The AI SDK’s messages format is slightly different from OpenAI’s native format. Multi-modal messages (images), function calls, and tool results have different shapes. Test each migrated route with the full range of inputs, not just simple text messages.
Patterns I Keep Coming Back To
Structured output for everything that isn’t chat. Classification, extraction, tagging, analysis — always generateObject with a Zod schema. The type safety and guaranteed valid output eliminate an entire class of bugs.
Server actions for non-streaming features. Simple, typed, no API route boilerplate. The useTransition hook gives you loading state for free.
Feature flags on the model, not the feature. Instead of flagging the entire AI feature on/off, flag the model selection. This lets you A/B test different models and quickly downgrade to a cheaper model if costs spike.
Streaming by default for user-facing, structured output for system-level. Users benefit from seeing progressive output. Backend pipelines benefit from guaranteed valid output.

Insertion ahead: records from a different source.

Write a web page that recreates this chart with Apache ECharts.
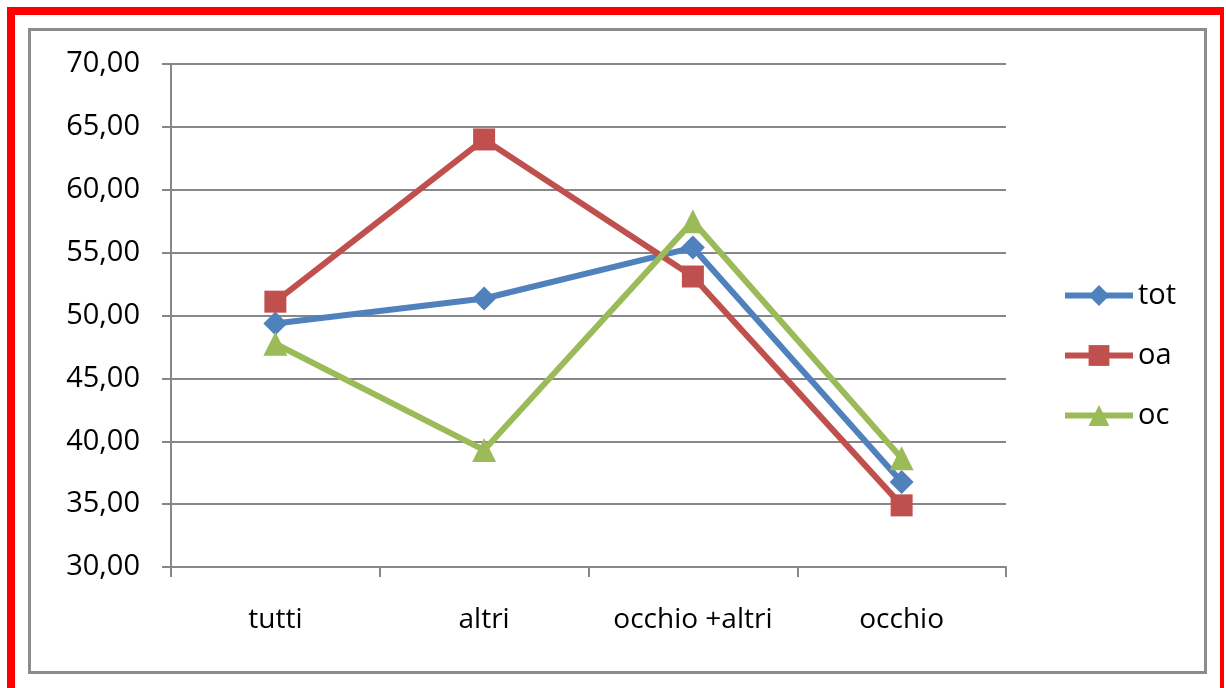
<!DOCTYPE html>
<html>
<head>
<meta charset="utf-8">
<script src="https://cdn.jsdelivr.net/npm/echarts@6/dist/echarts.min.js"></script>
<style>
  html, body { margin: 0; padding: 0; background: #fff; }
  #chart { width: 1226px; height: 688px; }
</style>
</head>
<body>
<div id="chart"></div>
<script>
// Categories and series values
const categories = ['tutti', 'altri', 'occhio +altri', 'occhio'];
const totValues = [49.36, 51.35, 55.4, 36.75];
const oaValues = [51.1, 64.0, 53.1, 34.9];
const ocValues = [47.75, 39.3, 57.5, 38.65];
const yTicks = { min: 30, max: 70, step: 5 };

const FONT = 'Open Sans';
const GRAY = '#878787';

const chart = echarts.init(document.getElementById('chart'), null, { renderer: 'canvas' });

function lineSeries(name, data, color, symbol, size) {
  return {
    name: name,
    type: 'line',
    data: data,
    symbol: symbol,
    symbolSize: size,
    lineStyle: { color: color, width: 6 },
    itemStyle: { color: color },
    emphasis: { disabled: true },
    animation: false,
    z: 3
  };
}

chart.setOption({
  backgroundColor: '#fff',
  animation: false,
  graphic: [
    // outer red frame
    { type: 'rect', shape: { x: 7, y: 7, width: 8, height: 700 }, style: { fill: '#ff0000' } },
    { type: 'rect', shape: { x: 7, y: 7, width: 1217, height: 8 }, style: { fill: '#ff0000' } },
    { type: 'rect', shape: { x: 1220, y: 7, width: 4, height: 700 }, style: { fill: '#ff0000' } },
    // inner chart-area frame
    { type: 'rect', shape: { x: 29.5, y: 29.5, width: 1176, height: 643 },
      style: { fill: 'none', stroke: '#8c8c8c', lineWidth: 3 } }
  ],
  grid: { left: 171, top: 64, right: 220, bottom: 121 },
  legend: {
    orient: 'vertical',
    left: 1057,
    top: 276,
    itemWidth: 68,
    itemHeight: 26,
    itemGap: 31,
    lineStyle: { width: 6 },
    textStyle: { fontFamily: FONT, fontSize: 29, color: '#000', padding: [0, 0, 0, 0] },
    data: ['tot', 'oa', 'oc']
  },
  xAxis: {
    type: 'category',
    data: categories,
    boundaryGap: true,
    axisLine: { lineStyle: { color: GRAY, width: 2 } },
    axisTick: { show: true, length: 10, lineStyle: { color: GRAY, width: 2 } },
    axisLabel: { fontFamily: FONT, fontSize: 28, color: '#000', margin: 39 },
    splitLine: { show: false }
  },
  yAxis: {
    type: 'value',
    min: yTicks.min,
    max: yTicks.max,
    interval: yTicks.step,
    axisLine: { show: true, lineStyle: { color: GRAY, width: 2 } },
    axisTick: { show: true, length: 9, lineStyle: { color: GRAY, width: 2 } },
    axisLabel: {
      fontFamily: FONT, fontSize: 29, color: '#000', margin: 31,
      formatter: v => v.toFixed(2).replace('.', ',')
    },
    splitLine: { show: true, lineStyle: { color: GRAY, width: 2 } }
  },
  series: [
    lineSeries('tot', totValues, '#4F81BD', 'diamond', 24),
    lineSeries('oa', oaValues, '#C0504D', 'rect', 22),
    lineSeries('oc', ocValues, '#9BBB59', 'triangle', 24)
  ]
});
</script>
</body>
</html>
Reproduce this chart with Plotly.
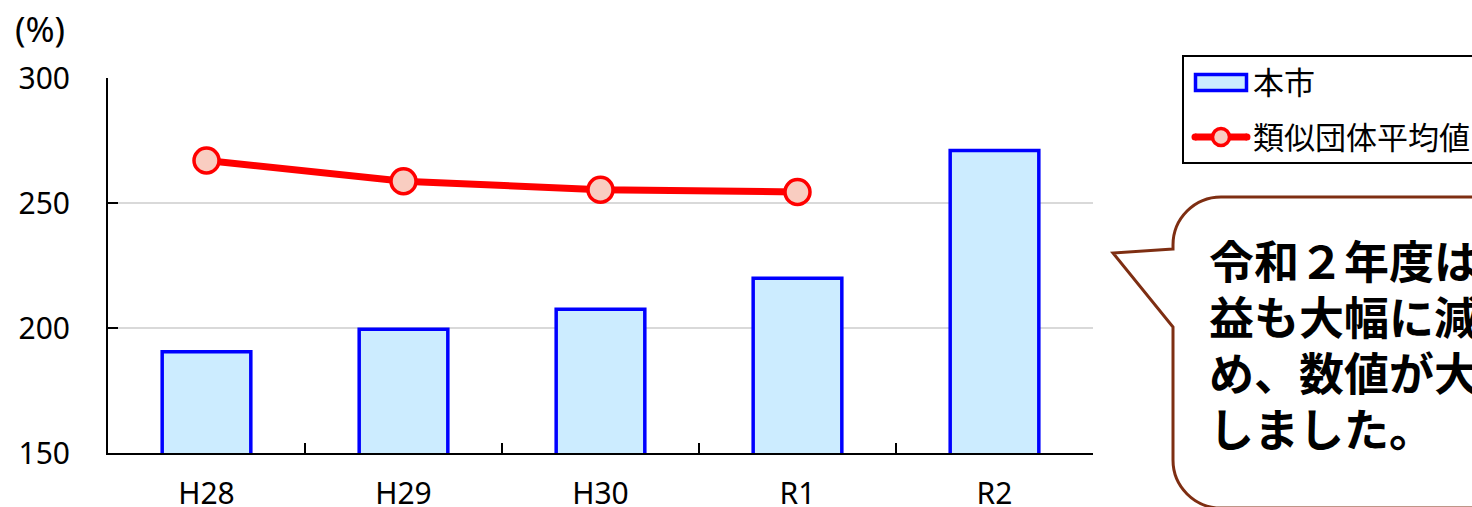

Track everything from day one. Every AI call should log: model, tokens, latency, cost, feature name, user ID. You will need this data. You will need it sooner than you think.
The AI SDK’s genius is that it makes the right patterns easy and the wrong patterns hard. Streaming is a one-liner. Structured output is type-safe by default. Provider switching requires changing one import. Once you’ve built with it, going back to raw API calls feels like writing HTTP requests by hand in the age of fetch.